Vent’anni vuol dire aver visto passare una generazione. Sono pochi quelli che hanno fatto la seconda guerra mondiale, sono anziani coloro che hanno visto la caduta dell’impero sovietico e la scalata di Putin quando avevano poco più di 50 anni, sono invece arrivati da poco in età lavorativa coloro che in quel 31 dicembre 1999 erano bambini od adolescenti. Per ciascuna di queste coorti di età, il giudizio su zar Vladimir potrebbe variare: per i più grandi ha ricostruito un impero e risanato la Russia dopo che il paese aveva assunto l’immagine di grande malato, per i più giovani i problemi del quotidiano appaiono più stringenti e la paura di andare in pensione in un’età più avanzata rispetto a quella dei genitori potrebbe rappresentare il vero spauracchio.

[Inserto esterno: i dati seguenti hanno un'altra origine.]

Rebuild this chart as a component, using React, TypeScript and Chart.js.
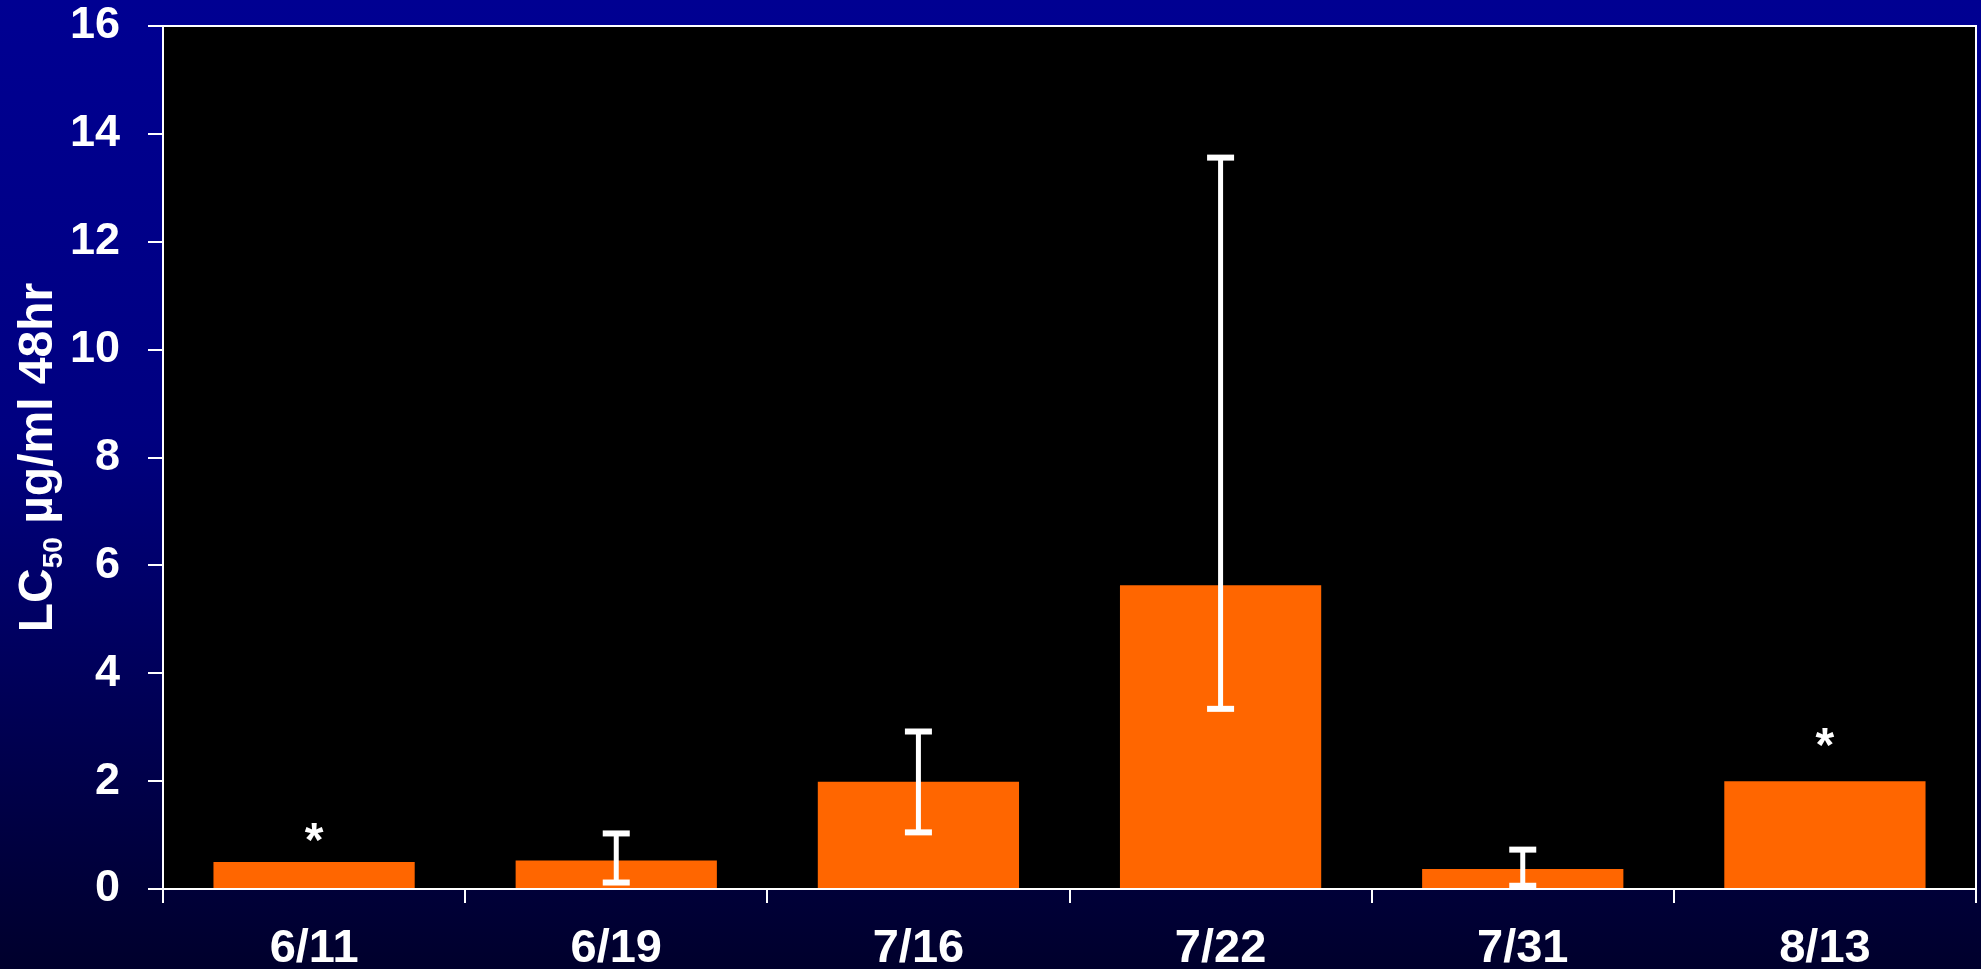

Poi ci sono coloro che in quel 31 dicembre 1999 sono nati e che solo da poco hanno raggiunto la maggiore età. Per loro le guerre in Cecenia, gli attentati alla Dubrovka od a Beslan, il rischio perenne del collasso economico ed i bicchieri di vodka scolati prima dei meeting internazionali da Yeltsin non sono nemmeno un ricordo. Quella Russia non l’hanno conosciuta ed hanno visto come uomo forte del paese solo Putin. Non esistono altri riferimenti e paragoni, se non quelli dati dai libri di storia. E saranno forse proprio gli umori di questa generazione a fungere da termometro per il presidente russo nei prossimi anni. Ma al di là di ogni altra considerazione, il dato certo è che vent’anni fa si è aperta un’era destinata a rimanere nella storia russa. E quelle immagini proiettate dalle tv russe nell’ultimi giorno del millennio, hanno il raro privilegio di apparire nello stesso momento sia attuali che storiche.